Gwen is not the “BEST GOVERNOR OF CEBU” as the Province of Cebu website pathetically and immodestly claims. In the first place, I think it is a little over the top to actually put it on your profile on a public website, no less, and claim that you are the best governor Cebu has ever had. Well, Gwen Garcia, let me direct your attention to some facts from the past that would prove that you, truly, are not the best governor of Cebu.
I remember a small piece of article from 1914 when Argao’s municipal president, Don Antonio Miñoza, was punished by the provincial governor of Cebu because Miñoza insisted on building an intermediate school when the governor wanted to build it for Argao himself. Egotistical reasons aside, the fight caused such a raucous that the Governor-General of the Philippines stepped in to mediate. In the end, peace was established between the municipal president of Argao and Cebu provincial governor. And the good thing was, Argao was able to get the best intermediate school ever built in the entire south of Cebu at that time. (See Felix Miñoza, Sr.’s Brief History of Argao, Samson A. Lucero’s Argao: Glimpses of Its Past, and Bureau of Public Works, Bulletin, Vol. 1, No. 3, Manila: Bureau of Printing, 1912-1913).
In the 20s, the national government directed provincial governments and municipal officials to establish Puericulture centers or hospitals in each town to guarantee safe and proper childbirths around the Philippines. All governors of the Philippines enthusiastically poured money for healthcare. For instance, in 1926, Cebu’s governor, Gov. Roa, gave financial aid to every town that had a hospital or puericulture. Richer towns, like Argao, received both municipal and provincial funding. For instance, a big chunk of Argao’s budget, P300.00, was given to its maternity house. The Province gave Argao another P150.00 as additional funding. Poorer towns like Aloguinsan, whose local government did not have enough money, received a bigger allotment from the Governor – P200.00 for Alonguisan’s puericulture center. A year later, the municipal government of Argao increased the funding to P500.00 (about 15% of the local government’s budget) while the governor gave P1,400.00 in funding. (See Acts of the Philippine Legislature, Manila Bureau of Printing, 1921 and Bureau of Health Reports (1926, 1927, 1930, and 1931).

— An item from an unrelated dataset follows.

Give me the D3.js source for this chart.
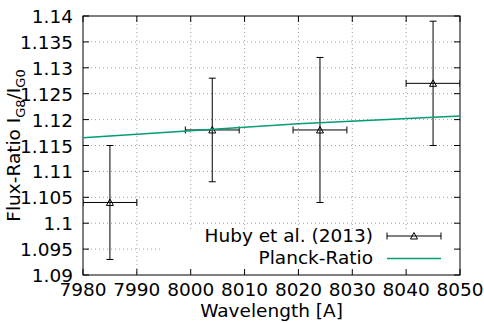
<!DOCTYPE html>
<html>
<head>
<meta charset="utf-8">
<script src="https://cdn.jsdelivr.net/npm/d3@7"></script>
<style>
  body { margin: 0; background: #fff; }
  text { font-family: "DejaVu Sans", sans-serif; fill: #000; }
</style>
</head>
<body>
<div id="chart"></div>
<script>
// Huby et al. (2013) points
const wavelength = [7985, 8004, 8024, 8045];
const wavelengthLow = [7980, 7999, 8019, 8040];
const wavelengthHigh = [7990, 8009, 8029, 8050];
const ratio = [1.104, 1.118, 1.118, 1.127];
const ratioLow = [1.093, 1.108, 1.104, 1.115];
const ratioHigh = [1.115, 1.128, 1.132, 1.139];

// Planck-Ratio curve
const planckWavelength = [7980, 8020, 8050];
const planckRatio = [1.1165, 1.1192, 1.1207];

const xTicks = [7980, 7990, 8000, 8010, 8020, 8030, 8040, 8050];
const yTicks = [1.09, 1.095, 1.1, 1.105, 1.11, 1.115, 1.12, 1.125, 1.13, 1.135, 1.14];

const W = 484, H = 323;
const margin = {top: 16, right: 24, bottom: 48, left: 83};
const width = W - margin.left - margin.right;
const height = H - margin.top - margin.bottom;
const fs = "18.5px";

const svg = d3.select("#chart").append("svg")
    .attr("width", W)
    .attr("height", H);

const g = svg.append("g")
    .attr("transform", "translate(" + margin.left + "," + margin.top + ")");

const x = d3.scaleLinear().domain([7980, 8050]).range([0, width]);
const y = d3.scaleLinear().domain([1.09, 1.14]).range([height, 0]);

g.append("defs").append("clipPath").attr("id", "clip")
    .append("rect").attr("width", width).attr("height", height);

// grid
const grid = g.append("g").attr("class", "grid");
grid.selectAll(".vg").data(xTicks.slice(1, -1)).enter().append("line")
    .attr("x1", d => x(d)).attr("x2", d => x(d))
    .attr("y1", 0).attr("y2", height)
    .attr("stroke", "#a0a0a0").attr("stroke-width", 1).attr("stroke-dasharray", "1,3");
grid.selectAll(".hg").data(yTicks.slice(1, -1)).enter().append("line")
    .attr("x1", 0).attr("x2", width)
    .attr("y1", d => y(d)).attr("y2", d => y(d))
    .attr("stroke", "#a0a0a0").attr("stroke-width", 1).attr("stroke-dasharray", "1,3");

// legend background covers grid
const legendTop = y(1.0985), legendLeft = x(7994.5);
g.append("rect")
    .attr("x", legendLeft).attr("y", legendTop)
    .attr("width", width - legendLeft - 1).attr("height", height - legendTop - 1)
    .attr("fill", "#fff");

// axes (ticks inward, mirrored)
const tickLen = 6;
const axG = g.append("g");
axG.selectAll(".xb").data(xTicks).enter().append("line")
    .attr("x1", d => x(d)).attr("x2", d => x(d))
    .attr("y1", height).attr("y2", height - tickLen).attr("stroke", "#000");
axG.selectAll(".xt").data(xTicks).enter().append("line")
    .attr("x1", d => x(d)).attr("x2", d => x(d))
    .attr("y1", 0).attr("y2", tickLen).attr("stroke", "#000");
axG.selectAll(".yl").data(yTicks).enter().append("line")
    .attr("x1", 0).attr("x2", tickLen)
    .attr("y1", d => y(d)).attr("y2", d => y(d)).attr("stroke", "#000");
axG.selectAll(".yr").data(yTicks).enter().append("line")
    .attr("x1", width).attr("x2", width - tickLen)
    .attr("y1", d => y(d)).attr("y2", d => y(d)).attr("stroke", "#000");

axG.selectAll(".xlab").data(xTicks).enter().append("text")
    .attr("x", d => x(d)).attr("y", height + 21)
    .attr("text-anchor", "middle")
    .style("font-size", fs)
    .text(d => d);
axG.selectAll(".ylab").data(yTicks).enter().append("text")
    .attr("x", -10).attr("y", d => y(d) + 7)
    .attr("text-anchor", "end")
    .style("font-size", fs)
    .text(d => d3.format("")(+d.toFixed(3)));

g.append("rect")
    .attr("width", width).attr("height", height)
    .attr("fill", "none").attr("stroke", "#000").attr("stroke-width", 1);

// axis titles
svg.append("text")
    .attr("x", margin.left + width / 2).attr("y", 317)
    .attr("text-anchor", "middle")
    .style("font-size", fs)
    .text("Wavelength [A]");

const yt = svg.append("text")
    .attr("transform", "translate(20," + (margin.top + height / 2) + ") rotate(-90)")
    .attr("text-anchor", "middle")
    .style("font-size", fs);
yt.append("tspan").text("Flux-Ratio I");
yt.append("tspan").attr("dy", 5).style("font-size", "13px").text("G8");
yt.append("tspan").attr("dy", -5).text("/I");
yt.append("tspan").attr("dy", 5).style("font-size", "13px").text("G0");

// error bars
const cap = 3.5;
function triangle(sel, cx, cy) {
    sel.append("path")
        .attr("d", `M${cx - 3.5},${cy + 3} L${cx + 3.5},${cy + 3} L${cx},${cy - 3.5} Z`)
        .attr("fill", "none").attr("stroke", "#000").attr("stroke-width", 1);
}
function errorBar(sel, xc, yc, xl, xh, yl, yh) {
    const s = sel.append("g").attr("stroke", "#000").attr("stroke-width", 1);
    s.append("line").attr("x1", xl).attr("x2", xh).attr("y1", yc).attr("y2", yc);
    s.append("line").attr("x1", xl).attr("x2", xl).attr("y1", yc - cap).attr("y2", yc + cap);
    s.append("line").attr("x1", xh).attr("x2", xh).attr("y1", yc - cap).attr("y2", yc + cap);
    if (yl !== null) {
        s.append("line").attr("x1", xc).attr("x2", xc).attr("y1", yl).attr("y2", yh);
        s.append("line").attr("x1", xc - cap).attr("x2", xc + cap).attr("y1", yl).attr("y2", yl);
        s.append("line").attr("x1", xc - cap).attr("x2", xc + cap).attr("y1", yh).attr("y2", yh);
    }
    triangle(sel, xc, yc);
}

const pts = g.append("g").attr("clip-path", "url(#clip)");
wavelength.forEach((w, i) => {
    errorBar(pts, x(w), y(ratio[i]), x(wavelengthLow[i]), x(wavelengthHigh[i]),
        y(ratioLow[i]), y(ratioHigh[i]));
});

// Planck line
const line = d3.line().x((d, i) => x(planckWavelength[i])).y(d => y(d));
pts.append("path")
    .datum(planckRatio)
    .attr("d", line)
    .attr("fill", "none")
    .attr("stroke", "#009e73")
    .attr("stroke-width", 1.5);

// legend
const leg = svg.append("g");
leg.append("text")
    .attr("x", 373).attr("y", 242)
    .attr("text-anchor", "end")
    .style("font-size", fs)
    .text("Huby et al. (2013)");
leg.append("text")
    .attr("x", 373).attr("y", 264)
    .attr("text-anchor", "end")
    .style("font-size", fs)
    .text("Planck-Ratio");
errorBar(leg, 414, 236, 387, 441, null, null);
leg.append("line")
    .attr("x1", 387).attr("x2", 441).attr("y1", 258.5).attr("y2", 258.5)
    .attr("stroke", "#009e73").attr("stroke-width", 1.5);
</script>
</body>
</html>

Many years later, during the term of Governor Emilio “Lito” Osmeña, Cebu experienced a real economic boom, most experts would say, which also benefited his successors. While income generation for the province of Cebu was Osmeña’s priority, he also did not forget to pay special attention to the basic needs of the Cebuanos. During his term, from 1988 to 1992, Aside from health care, he was also responsible for the Water Distribution Program in the entire island, making water available to 90% of the population, as opposed to the 56% before his incumbency.
Governor Garcia may boast all the time that she has made Cebu the best province of the Philippines. She is several years late. Lito Osmeña already did this many years ago. And, unlike Gwen Garcia, Lito Osmeña knew what priorities the province should have in terms of projects. Although he was not perfect, the wasting of public funds was kept at a minimum. With Gwen, well, it would seem that the public’s money is her money, too.
In the past, the mayor and the governor would fight over who gets to build schools and hospitals for the people. Regardless of their reasons, at least they were fighting for the basic needs of the people, like education and health.
In the past, when the government had lesser money, why was the province of Cebu able to increase funding for Argao’s hospital from P150.00 in 1926 to P1,400.00 in 1927? Why was the municipio able to allocate 15% of its total budget to its hospital in 1927, but today only 1% of its budget goes to medical needs? Why can’t Gwen and Mayor Edsel Galeos do the same? Oh, right. She said she wants to abolish District Hospitals. Oh right. Mayor Edsel Galeos has many more roads to build.